Перед отъездом из заповедника ребята принесли мне молодого бурундучка, и я загорелась привезти его в Москву. Удалось! По дороге домой я с'авантюрничала - съездила катером до Лиственичного. Зашла на биостанцию и на попутном москвиче по очень красивой дороге вдоль Ангары доехала до Иркутска. Так что о Шаманском камне теперь имею представление. Осмотреть Иркутск подробнее мне не удалось, так как только после 17-часовой психической атаки на кассиршу в Аэропорте мне удалось получить билет, и я с триумфом заняла переднее мягкое кресло в самолёте и получала от полёта много удовольствия. Единственное неудовольствие было от бестолково-суетливых официанток ресторанов в аэропортах, по вине которых я ела окрошку в Красноярске, второе в Новосибирске и кофе в Свердловске. В Казани мы были в 4 часа ночи и, когда я спустилась на твёрдую почву, мои внутренности продолжали по инерции раскачиваться в разные стороны.
В Казани посадка была вынужденная - из-за грозы, но всё равно мы её не избежали, и в 45 км от Москвы попали в великолепную грозовую стену. Зрелище изумительное. Я не спала, чтобы понаблюдать восход солнца "с неба". Мы пытались облететь стену, но серая хмарь окружила нас, и пришлось пробиваться вслепую. Однако долетели.
Летать мне так понравилось, что я из Новосибирска послала маме телеграмму: "Мы рождены, чтоб сказку сделать былью", - это в пику семейному анекдоту о моём отчиме, не вынесшем укачивания и, сойдя с самолёта на полпути телеграфировавшему домой: "Рождённый ползать - летать не может".
Забавно, что эту мою телеграмму принесли маме на день раньше, чем иркутскую с сообщением о времени прилёта, а первую я вынула из двери сама.
Бурундучок доехал благополучно и очень развлекал меня и соседей своими манерами - пил молоко из пипетки, лопал орешки арахиса, семечки и с удовольствием помог мне расправиться с шоколадкой! Ужасно забавно было смотреть на него, когда он набивал защёчные мешки, особенно когда забит только один мешок.

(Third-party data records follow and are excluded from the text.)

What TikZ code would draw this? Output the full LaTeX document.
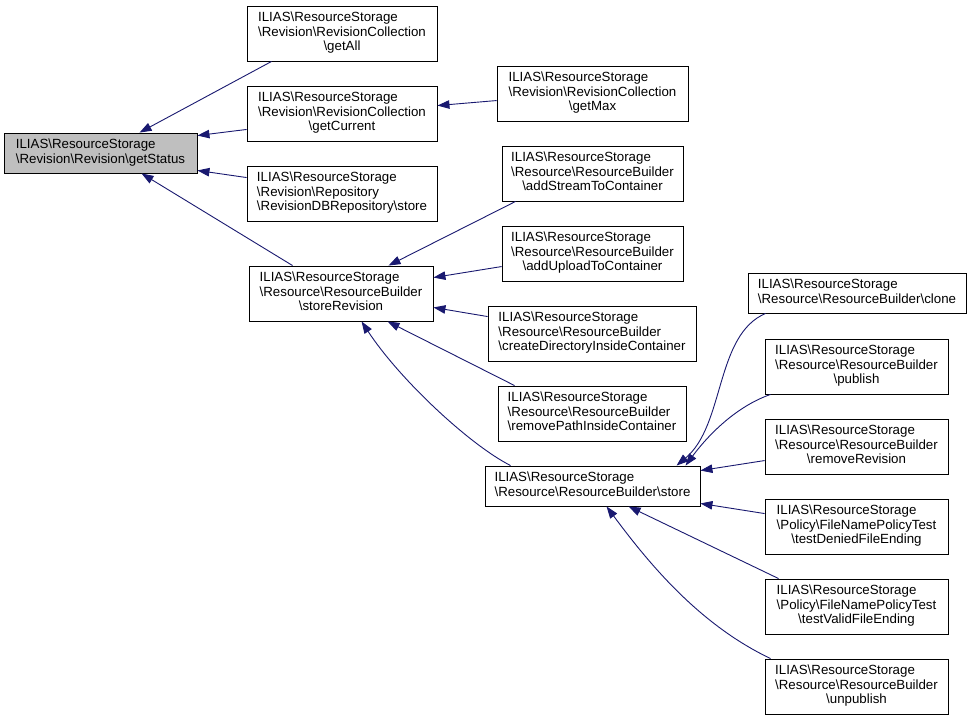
\documentclass[tikz,border=0pt]{standalone}
\usepackage{fontspec}
\setmainfont{Liberation Sans}
\usetikzlibrary{arrows.meta}
\definecolor{edgecol}{HTML}{191970}
\definecolor{hlfill}{HTML}{BFBFBF}
\newcommand{\bsl}{\textbackslash}
\newcommand{\lbtwo}[2]{\begin{tabular}{@{}l@{}}#1\\\multicolumn{1}{@{}c@{}}{#2}\end{tabular}}
\newcommand{\lbthree}[3]{\begin{tabular}{@{}l@{}}#1\\#2\\\multicolumn{1}{@{}c@{}}{#3}\end{tabular}}
\begin{document}
\begin{tikzpicture}[x=1pt,y=-1pt,
  box/.style={draw=black, line width=0.9pt, rectangle, inner sep=0pt, fill=white,
    font=\fontsize{13.3}{14.5}\selectfont},
  tall/.style={box, minimum height=55pt},
  short/.style={box, minimum height=40pt},
  arr/.style={draw=edgecol, line width=0.9pt, -{Triangle[length=12pt,width=8.5pt]}}]
\useasboundingbox[fill=white] (0,0) rectangle (971,720);

\node[short, fill=hlfill, minimum width=193pt] (getStatus) at (100.5,153)
  {\lbtwo{ILIAS\bsl ResourceStorage}{\bsl Revision\bsl Revision\bsl getStatus}};
\node[tall, minimum width=190pt] (getAll) at (342,33.5)
  {\lbthree{ILIAS\bsl ResourceStorage}{\bsl Revision\bsl RevisionCollection}{\bsl getAll}};
\node[tall, minimum width=190pt] (getCurrent) at (342,113.5)
  {\lbthree{ILIAS\bsl ResourceStorage}{\bsl Revision\bsl RevisionCollection}{\bsl getCurrent}};
\node[tall, minimum width=190pt] (repoStore) at (342,193.5)
  {\lbthree{ILIAS\bsl ResourceStorage}{\bsl Revision\bsl Repository}{\bsl RevisionDBRepository\bsl store}};
\node[tall, minimum width=191pt] (getMax) at (592.5,93.5)
  {\lbthree{ILIAS\bsl ResourceStorage}{\bsl Revision\bsl RevisionCollection}{\bsl getMax}};
\node[tall, minimum width=184pt] (storeRev) at (341,293.5)
  {\lbthree{ILIAS\bsl ResourceStorage}{\bsl Resource\bsl ResourceBuilder}{\bsl storeRevision}};
\node[tall, minimum width=181pt] (addStream) at (592.5,173.5)
  {\lbthree{ILIAS\bsl ResourceStorage}{\bsl Resource\bsl ResourceBuilder}{\bsl addStreamToContainer}};
\node[tall, minimum width=181pt] (addUpload) at (592.5,253.5)
  {\lbthree{ILIAS\bsl ResourceStorage}{\bsl Resource\bsl ResourceBuilder}{\bsl addUploadToContainer}};
\node[tall, minimum width=208pt] (createDir) at (592,333.5)
  {\lbthree{ILIAS\bsl ResourceStorage}{\bsl Resource\bsl ResourceBuilder}{\bsl createDirectoryInsideContainer}};
\node[tall, minimum width=188pt] (removePath) at (592,413.5)
  {\lbthree{ILIAS\bsl ResourceStorage}{\bsl Resource\bsl ResourceBuilder}{\bsl removePathInsideContainer}};
\node[short, minimum width=215pt] (store) at (592.5,486)
  {\lbtwo{ILIAS\bsl ResourceStorage}{\bsl Resource\bsl ResourceBuilder\bsl store}};
\node[short, minimum width=218pt] (clone) at (857,293)
  {\lbtwo{ILIAS\bsl ResourceStorage}{\bsl Resource\bsl ResourceBuilder\bsl clone}};
\node[tall, minimum width=183pt] (publish) at (856.5,366.5)
  {\lbthree{ILIAS\bsl ResourceStorage}{\bsl Resource\bsl ResourceBuilder}{\bsl publish}};
\node[tall, minimum width=183pt] (removeRev) at (856.5,446.5)
  {\lbthree{ILIAS\bsl ResourceStorage}{\bsl Resource\bsl ResourceBuilder}{\bsl removeRevision}};
\node[tall, minimum width=183pt] (testDenied) at (856.5,526.5)
  {\lbthree{ILIAS\bsl ResourceStorage}{\bsl Policy\bsl FileNamePolicyTest}{\bsl testDeniedFileEnding}};
\node[tall, minimum width=183pt] (testValid) at (856.5,606.5)
  {\lbthree{ILIAS\bsl ResourceStorage}{\bsl Policy\bsl FileNamePolicyTest}{\bsl testValidFileEnding}};
\node[tall, minimum width=183pt] (unpublish) at (856.5,686.5)
  {\lbthree{ILIAS\bsl ResourceStorage}{\bsl Resource\bsl ResourceBuilder}{\bsl unpublish}};

\draw[arr] ([xshift=25pt]getAll.south west) -- ([xshift=136pt]getStatus.north west);
\draw[arr] ([yshift=12pt]getCurrent.south west) -- ([yshift=-3pt]getStatus.north east);
\draw[arr] ([yshift=-12pt]repoStore.north west) -- ([yshift=3pt]getStatus.south east);
\draw[arr] ([xshift=44pt]storeRev.north west) -- ([xshift=138pt]getStatus.south west);
\draw[arr] ([yshift=-35pt]getMax.north west) -- ([yshift=-20pt]getCurrent.north east);
\draw[arr] ([xshift=14pt]addStream.south west) -- ([xshift=140pt]storeRev.north west);
\draw[arr] ([yshift=-41pt]addUpload.north west) -- ([yshift=-12pt]storeRev.north east);
\draw[arr] ([yshift=-11pt]createDir.north west) -- ([yshift=14pt]storeRev.south east);
\draw[arr] ([xshift=17pt]removePath.north west) -- ([xshift=139pt]storeRev.south west);
\draw[arr] ([xshift=26pt]store.north west) .. controls (470,445) and (400,380) .. ([xshift=113pt]storeRev.south west);
\draw[arr] ([xshift=18pt]clone.south west) .. controls (715,335) and (725,425) .. ([xshift=192pt]store.north west);
\draw[arr] ([xshift=6pt]publish.south west) .. controls (740,405) and (712,430) .. ([xshift=201pt]store.north west);
\draw[arr] ([yshift=-42pt]removeRev.north west) -- ([yshift=-5pt]store.north east);
\draw[arr] ([yshift=-15pt]testDenied.north west) -- ([yshift=3pt]store.south east);
\draw[arr] ([xshift=14pt]testValid.north west) -- ([xshift=144pt]store.south west);
\draw[arr] ([xshift=6pt]unpublish.north west) .. controls (700,625) and (650,565) .. ([xshift=122pt]store.south west);
\end{tikzpicture}
\end{document}
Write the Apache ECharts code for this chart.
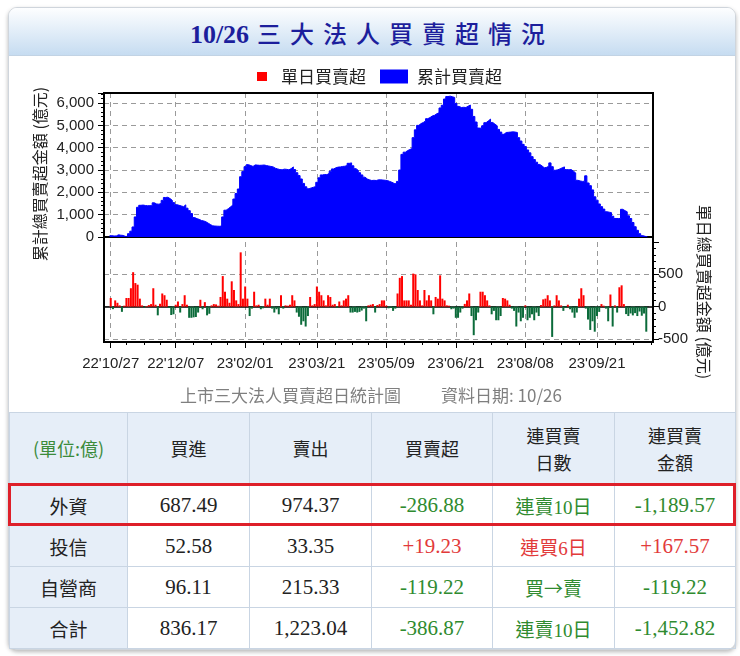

Разумеется, с первого дня он обратил внимание на клетку с птицами, сперва просто скакал по ней, как по гимнастическому снаряду, потом стал совать мордочку между прутьями и разглядывать, кто там такие. Чижуля смотрел на незнакомца с недоумением, но довольно спокойно, а синичка-ополовник так боялась, что смотреть было жалко. Как только этот архаровец появлялся в поле зрения, она вся вытягивалась вперёд и, как застывшая, не сводила с него глаз. Первые два дня приходилось убирать клетку с окна и закрывать газетами, но через несколько дней птицы освоились. Назвали зверя Митей. В клетке сидеть он не хотел и пользовался ей только как столовой. Уходя, мы оставляли в клетке всякой снеди, а вечером под подушкой и в складках одеяла находили его похоронки. Только иногда удавалось утром дружно втроём попить чаю с вареньем. Он уже подходит и ест с руки, при этом обхватывает лапками палец и ест с ладони. А жил и спал он, в основном, за шкафом.